● **The task**:
Exactly the lines from the first line of the records to the line holding "minimum width=304pt, minimum" should be duplicated, and nothing more; pictures stay out.

● **Data to process**:
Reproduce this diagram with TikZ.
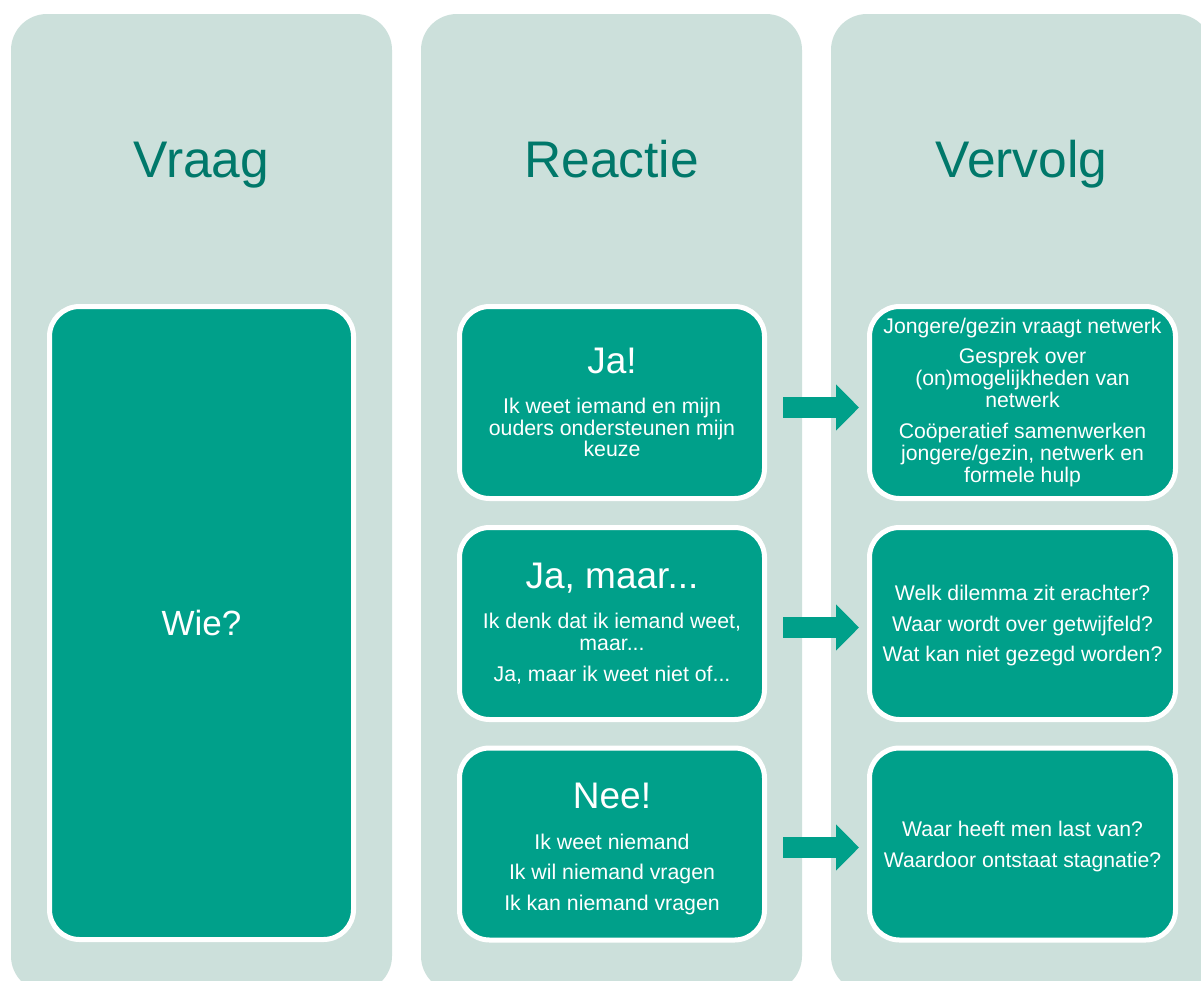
\documentclass[tikz,border=0pt]{standalone}
\usepackage{fontspec}
\setmainfont{Liberation Sans}
\usetikzlibrary{arrows.meta}
\definecolor{colbg}{HTML}{CCE0DB}
\definecolor{boxteal}{HTML}{00A08A}
\definecolor{headtxt}{HTML}{00786A}
\newcommand{\cardtitle}{\fontsize{37}{40}\selectfont}
\begin{document}
\begin{tikzpicture}[x=1pt,y=-1pt,
  column/.style={fill=colbg, draw=none, rounded corners=36pt, minimum width=381pt, minimum height=978pt, inner sep=0pt, outer sep=0pt},
  header/.style={anchor=base, text=headtxt, font=\fontsize{51.5}{55}\selectfont, inner sep=0pt},
  card/.style={fill=boxteal, draw=white, line width=5pt, rounded corners=30pt, minimum width=305pt, minimum height=192pt, inner sep=0pt, text=white, align=center, font=\fontsize{21.3}{21.5}\selectfont},
  vcard/.style={card, font=\fontsize{21.2}{22}\selectfont},
  flow/.style={draw=boxteal, line width=21pt, line cap=butt, -{Triangle[length=23pt,width=45pt]}}
]
\useasboundingbox (0,0) rectangle (1201,980);
\clip (0,0) rectangle (1201,980);
\fill[white] (0,0) rectangle (1201,980);

% columns
\node[column] (col1) at (201.5,503) {};
\node[column] (col2) at (611.5,503) {};
\node[column] (col3) at (1021.5,503) {};

% headers
\node[header] (h1) at (201.5,177) {Vraag};
\node[header] (h2) at (611.5,177) {Reactie};
\node[header] (h3) at (1021.5,177) {Vervolg};

% question box
\node[card, minimum width=304pt, minimum height=633pt, font=\fontsize{35}{38}\selectfont] (wie) at (201.5,623) {Wie?};

% reaction boxes
\node[card] (r1) at (612,402.5) {{\cardtitle Ja!}\\[19pt] Ik weet iemand en mijn\\ ouders ondersteunen mijn\\ keuze};
\node[card] (r2) at (612,623.5) {{\cardtitle Ja, maar...}\\[19pt] Ik denk dat ik iemand weet,\\ maar...\\[9.5pt] Ja, maar ik weet niet of...};
\node[card] (r3) at (612,844) {\rule{0pt}{35pt}{\cardtitle Nee!}\\[19.5pt] Ik weet niemand\\[9pt] Ik wil niemand vragen\\[9pt] Ik kan niemand vragen};

% follow-up boxes
\node[vcard, minimum width=306pt] (v1) at (1022.5,402.5) {Jongere/gezin vraagt netwerk\\[8pt] Gesprek over\\ (on)mogelijkheden van\\ netwerk\\[8.5pt] Coöperatief samenwerken\\ jongere/gezin, netwerk en\\ formele hulp};
\node[vcard, minimum width=306pt] (v2) at (1022.5,623.5) {\rule{0pt}{19.5pt}Welk dilemma zit erachter?\\[8.5pt] Waar wordt over getwijfeld?\\[8.5pt] Wat kan niet gezegd worden?};
\node[vcard, minimum width=306pt] (v3) at (1022.5,844) {\rule{0pt}{20.5pt}Waar heeft men last van?\\[8.5pt] Waardoor ontstaat stagnatie?};

% arrows
\draw[flow] ([xshift=16pt,yshift=-5pt]r1.east) -- ([xshift=-8pt,yshift=-5pt]v1.west);
\draw[flow] ([xshift=16pt,yshift=-4pt]r2.east) -- ([xshift=-8pt,yshift=-4pt]v2.west);
\draw[flow] ([xshift=16pt,yshift=-3.5pt]r3.east) -- ([xshift=-8pt,yshift=-3.5pt]v3.west);
\end{tikzpicture}
\end{document}
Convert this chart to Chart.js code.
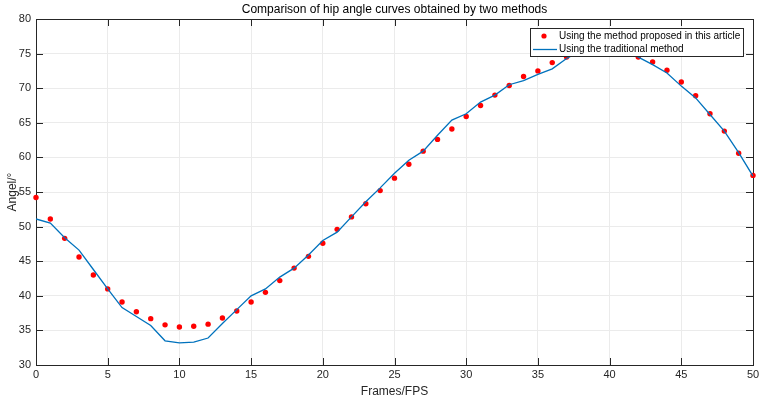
<!DOCTYPE html>
<html>
<head>
<meta charset="utf-8">
<script src="https://cdn.jsdelivr.net/npm/chart.js@4"></script>
<style>
  body { margin: 0; background: #fff; }
  canvas { display: block; }
</style>
</head>
<body>
<canvas id="hipchart" width="759" height="401"></canvas>
<script>
// frame numbers
var frames = [0,1,2,3,4,5,6,7,8,9,10,11,12,13,14,15,16,17,18,19,20,21,22,23,24,25,
              26,27,28,29,30,31,32,33,34,35,36,37,38,39,40,41,42,43,44,45,46,47,48,49,50];

// hip angle, method proposed in this article (red points)
var proposed = [54.2,51.1,48.3,45.6,43.0,41.0,39.1,37.7,36.7,35.8,35.5,35.6,35.9,36.8,37.8,39.1,
                40.5,42.2,44.0,45.7,47.6,49.6,51.4,53.3,55.2,57.0,59.0,60.9,62.6,64.1,65.9,
                67.5,69.0,70.4,71.7,72.5,73.7,74.5,75.4,75.9,76.0,75.5,74.5,73.8,72.6,70.9,
                68.9,66.3,63.8,60.6,57.4];

// hip angle, traditional method (blue line)
var traditional = [51.1,50.5,48.4,46.6,43.8,41.0,38.3,37.0,35.7,33.5,33.2,33.3,33.9,36.0,38.0,40.0,
                   41.0,42.7,44.0,45.9,48.0,49.2,51.4,53.6,55.6,57.7,59.6,60.9,63.2,65.4,66.3,
                   68.0,69.0,70.5,71.1,72.0,72.8,74.3,75.4,76.0,76.1,75.6,74.5,73.4,72.2,70.3,
                   68.6,66.2,63.8,60.7,57.3];

var xTicks = [0,5,10,15,20,25,30,35,40,45,50];
var yTicks = [30,35,40,45,50,55,60,65,70,75,80];

var titleText = 'Comparison of hip angle curves obtained by two methods';
var legendLabels = ['Using the method proposed in this article', 'Using the traditional method'];

var redCol = '#ff0000';
var blueCol = '#0072bd';
var fontName = '"Liberation Sans", Arial, sans-serif';

function toPoints(vals) {
    return frames.map(function (f, i) { return { x: f, y: vals[i] }; });
}

// box round the axes, inward ticks, title and legend (matlab look)
var matlabAxes = {
    id: 'matlabAxes',
    beforeDatasetsDraw: function (chart) {
        var ctx = chart.ctx, a = chart.chartArea;
        var xs = chart.scales.x, ys = chart.scales.y;
        ctx.save();
        ctx.strokeStyle = '#262626';
        ctx.lineWidth = 1;
        ctx.beginPath();
        xTicks.forEach(function (t) {
            var px = Math.round(xs.getPixelForValue(t)) + 0.5;
            ctx.moveTo(px, a.bottom); ctx.lineTo(px, a.bottom - 7);
            ctx.moveTo(px, a.top); ctx.lineTo(px, a.top + 7);
        });
        yTicks.forEach(function (t) {
            var py = Math.round(ys.getPixelForValue(t)) + 0.5;
            ctx.moveTo(a.left, py); ctx.lineTo(a.left + 7, py);
            ctx.moveTo(a.right, py); ctx.lineTo(a.right - 7, py);
        });
        ctx.stroke();
        ctx.strokeRect(Math.round(a.left) + 0.5, Math.round(a.top) + 0.5,
                       Math.round(a.right - a.left), Math.round(a.bottom - a.top));
        ctx.restore();
    },
    afterDraw: function (chart) {
        var ctx = chart.ctx, a = chart.chartArea;
        ctx.save();
        // title
        ctx.fillStyle = '#000';
        ctx.font = '12px ' + fontName;
        ctx.textAlign = 'center';
        ctx.textBaseline = 'middle';
        ctx.fillText(titleText, (a.left + a.right) / 2, 10);

        // legend
        var lx = 530, ly = 28, lw = 213, lh = 28;
        ctx.fillStyle = '#fff';
        ctx.fillRect(lx, ly, lw, lh);
        ctx.strokeStyle = '#262626';
        ctx.lineWidth = 1;
        ctx.strokeRect(lx + 0.5, ly + 0.5, lw, lh);

        ctx.fillStyle = redCol;
        ctx.beginPath();
        ctx.arc(544, 36, 2.6, 0, Math.PI * 2);
        ctx.fill();

        ctx.strokeStyle = blueCol;
        ctx.lineWidth = 1.3;
        ctx.beginPath();
        ctx.moveTo(533, 49.5); ctx.lineTo(557, 49.5);
        ctx.stroke();

        ctx.fillStyle = '#000';
        ctx.font = '10px ' + fontName;
        ctx.textAlign = 'left';
        ctx.fillText(legendLabels[0], 559, 36);
        ctx.fillText(legendLabels[1], 559, 49.5);
        ctx.restore();
    }
};

var ctx = document.getElementById('hipchart').getContext('2d');
var hipchart = new Chart(ctx, {
    type: 'line',
    data: {
        datasets: [{
            label: legendLabels[1],
            data: toPoints(traditional),
            borderColor: blueCol,
            borderWidth: 1.3,
            pointRadius: 0,
            tension: 0,
            fill: false,
            order: 0
        }, {
            label: legendLabels[0],
            data: toPoints(proposed),
            showLine: false,
            pointRadius: 2.7,
            pointBorderWidth: 0,
            pointBackgroundColor: redCol,
            pointBorderColor: redCol,
            clip: 5,
            order: 1
        }]
    },
    options: {
        responsive: false,
        animation: false,
        events: [],
        layout: { padding: { top: 19, right: 6, left: 0, bottom: 0 } },
        plugins: {
            legend: { display: false },
            tooltip: { enabled: false },
            title: { display: false }
        },
        scales: {
            x: {
                type: 'linear',
                min: 0,
                max: 50,
                afterFit: function (scale) {
                    scale.height = 36;
                    scale.paddingLeft = 0;
                    scale.paddingRight = 0;
                },
                afterBuildTicks: function (scale) {
                    scale.ticks = xTicks.map(function (v) { return { value: v }; });
                },
                ticks: {
                    color: '#262626',
                    padding: 3,
                    maxRotation: 0,
                    font: { family: fontName, size: 11 }
                },
                grid: { color: '#ebebeb', drawTicks: false },
                border: { display: false },
                title: {
                    display: true,
                    text: 'Frames/FPS',
                    color: '#262626',
                    padding: { top: 0, bottom: 2 },
                    font: { family: fontName, size: 12 }
                }
            },
            y: {
                type: 'linear',
                min: 30,
                max: 80,
                afterFit: function (scale) {
                    scale.width = 36;
                    scale.paddingTop = 0;
                    scale.paddingBottom = 0;
                },
                afterBuildTicks: function (scale) {
                    scale.ticks = yTicks.map(function (v) { return { value: v }; });
                },
                ticks: {
                    color: '#262626',
                    padding: 5,
                    font: { family: fontName, size: 11 }
                },
                grid: { color: '#ebebeb', drawTicks: false },
                border: { display: false },
                title: {
                    display: true,
                    text: 'Angel/°',
                    color: '#262626',
                    padding: { top: 5, bottom: 0 },
                    font: { family: fontName, size: 12 }
                }
            }
        }
    },
    plugins: [matlabAxes]
});
</script>
</body>
</html>
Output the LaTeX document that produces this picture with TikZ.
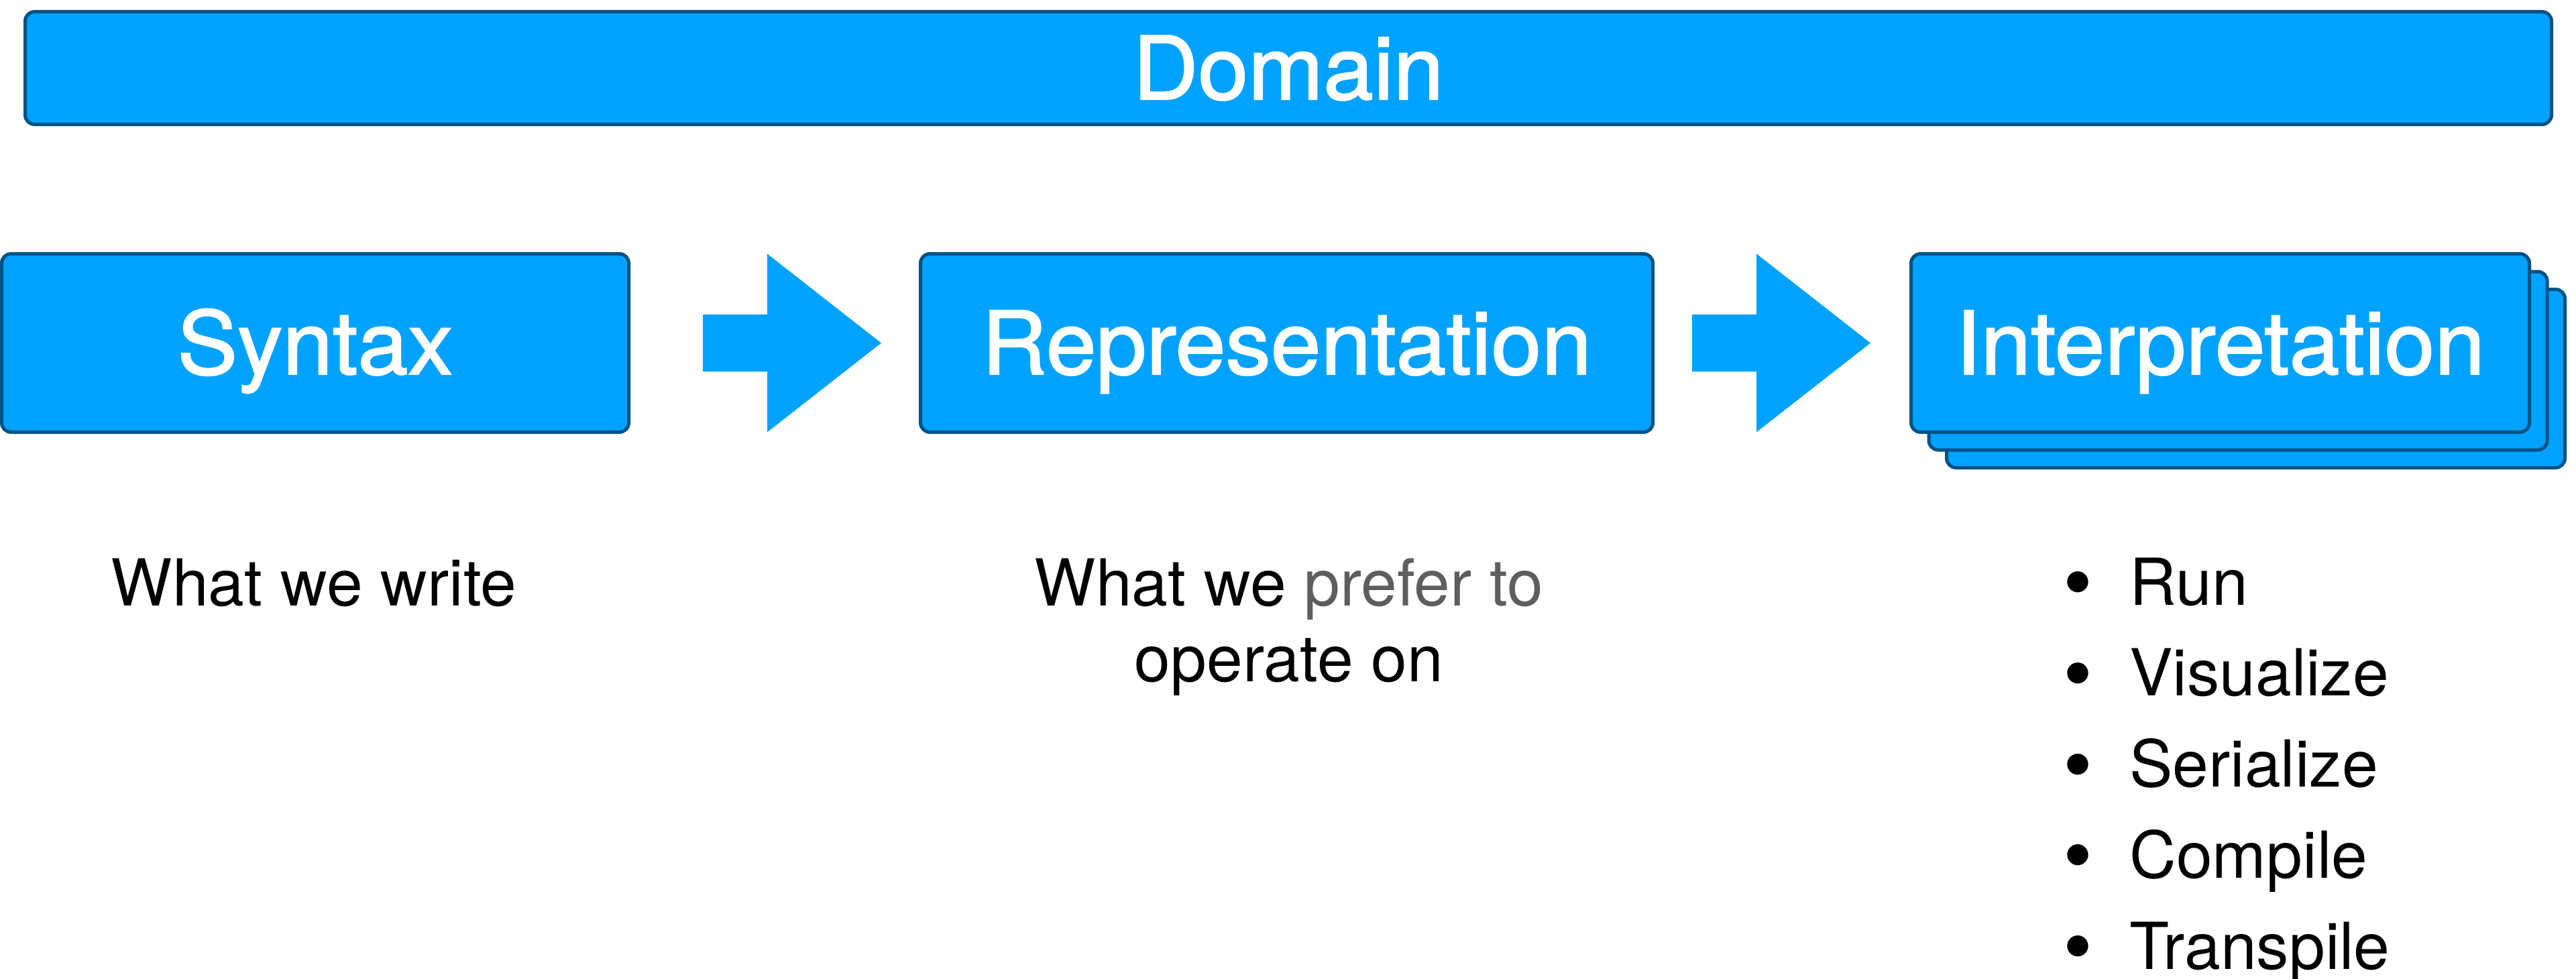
\documentclass[tikz,border=0pt]{standalone}
\usepackage{graphicx}
\usepackage{fontspec}
\setmainfont{TeX Gyre Heros}
\newfontfamily\boxfamily{TeX Gyre Heros}[FakeBold=1.6, FakeStretch=1.03]
\usetikzlibrary{calc}
\definecolor{boxfill}{HTML}{00A2FF}
\definecolor{boxline}{HTML}{005283}
\definecolor{softgray}{HTML}{5E5E5E}
\newcommand{\pixel}{0.02cm}
\newcommand{\bigbullet}{\raisebox{-0.1em}{\scalebox{1.3}{\textbullet}}}
\tikzset{
  box/.style={draw=boxline, fill=boxfill, line width=5*\pixel,
    rounded corners=14*\pixel, text=white, inner sep=0pt,
    font=\boxfamily\fontsize{74.3pt}{89pt}\selectfont,
    text height=93*\pixel, text depth=0pt},
  body/.style={inner sep=0pt, text=black,
    font=\fontsize{55pt}{66pt}\selectfont},
  blockarrow/.pic={
    \fill[boxfill] (0,-42.5) -- (96,-42.5) -- (96,-133) -- (266,0)
      -- (96,133) -- (96,42.5) -- (0,42.5) -- cycle;}
}
\begin{document}
\begin{tikzpicture}[x=0.02cm, y=-0.02cm]
\useasboundingbox (0,0) rectangle (3841,1460);

% Domain banner
\node[box, minimum width=3767*\pixel, minimum height=168*\pixel]
  (domain) at (1921,101.5) {Domain};

% Main boxes
\node[box, minimum width=935*\pixel, minimum height=266*\pixel]
  (syntax) at (470,511.5) {Syntax};
\node[box, minimum width=1092*\pixel, minimum height=266*\pixel]
  (rep) at (1918.5,511.5) {Representation};

% Interpretation stack
\node[box, minimum width=922*\pixel, minimum height=266*\pixel]
  (interp3) at (3363.5,564.5) {};
\node[box, minimum width=922*\pixel, minimum height=266*\pixel]
  (interp2) at (3337,538) {};
\node[box, minimum width=922*\pixel, minimum height=266*\pixel]
  (interp) at (3310.5,511.5) {Interpretation};

% Block arrows
\pic (arrowone) at ($(syntax.east)+(108,0)$) {blockarrow};
\pic (arrowtwo) at ($(rep.east)+(56,0)$) {blockarrow};

% Descriptions
\node[body, anchor=base] (syntaxdesc) at (468,903) {What we write};
\node[body, anchor=base] (repdescone) at (1922,903)
  {What we \textcolor{softgray}{prefer to}};
\node[body, anchor=base] (repdesctwo) at (1922,1016) {operate on};

% Bullet list
\foreach \t [count=\i] in {Run,Visualize,Serialize,Compile,Transpile}{
  \node[body, anchor=base] (bullet\i) at (3098,{902+135.75*(\i-1)}) {\bigbullet};
  \node[body, anchor=base west] (item\i) at (3175,{902+135.75*(\i-1)}) {\t};
}
\end{tikzpicture}
\end{document}
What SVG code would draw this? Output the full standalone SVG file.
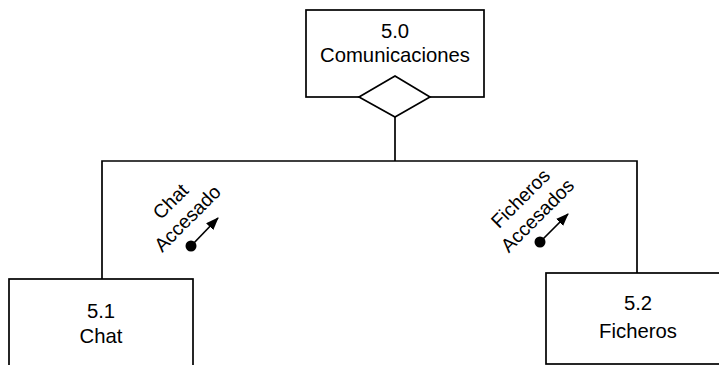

● **Response to the task**:
Reproduce this diagram with TikZ.
\documentclass[tikz,border=0pt]{standalone}
\usepackage{fontspec}
\setmainfont{Liberation Sans}
\usetikzlibrary{arrows.meta}
\definecolor{colbg}{HTML}{CCE0DB}
\definecolor{boxteal}{HTML}{00A08A}
\definecolor{headtxt}{HTML}{00786A}
\newcommand{\cardtitle}{\fontsize{37}{40}\selectfont}
\begin{document}
\begin{tikzpicture}[x=1pt,y=-1pt,
  column/.style={fill=colbg, draw=none, rounded corners=36pt, minimum width=381pt, minimum height=978pt, inner sep=0pt, outer sep=0pt},
  header/.style={anchor=base, text=headtxt, font=\fontsize{51.5}{55}\selectfont, inner sep=0pt},
  card/.style={fill=boxteal, draw=white, line width=5pt, rounded corners=30pt, minimum width=305pt, minimum height=192pt, inner sep=0pt, text=white, align=center, font=\fontsize{21.3}{21.5}\selectfont},
  vcard/.style={card, font=\fontsize{21.2}{22}\selectfont},
  flow/.style={draw=boxteal, line width=21pt, line cap=butt, -{Triangle[length=23pt,width=45pt]}}
]
\useasboundingbox (0,0) rectangle (1201,980);
\clip (0,0) rectangle (1201,980);
\fill[white] (0,0) rectangle (1201,980);

% columns
\node[column] (col1) at (201.5,503) {};
\node[column] (col2) at (611.5,503) {};
\node[column] (col3) at (1021.5,503) {};

% headers
\node[header] (h1) at (201.5,177) {Vraag};
\node[header] (h2) at (611.5,177) {Reactie};
\node[header] (h3) at (1021.5,177) {Vervolg};

% question box
\node[card, minimum width=304pt, minimum height=633pt, font=\fontsize{35}{38}\selectfont] (wie) at (201.5,623) {Wie?};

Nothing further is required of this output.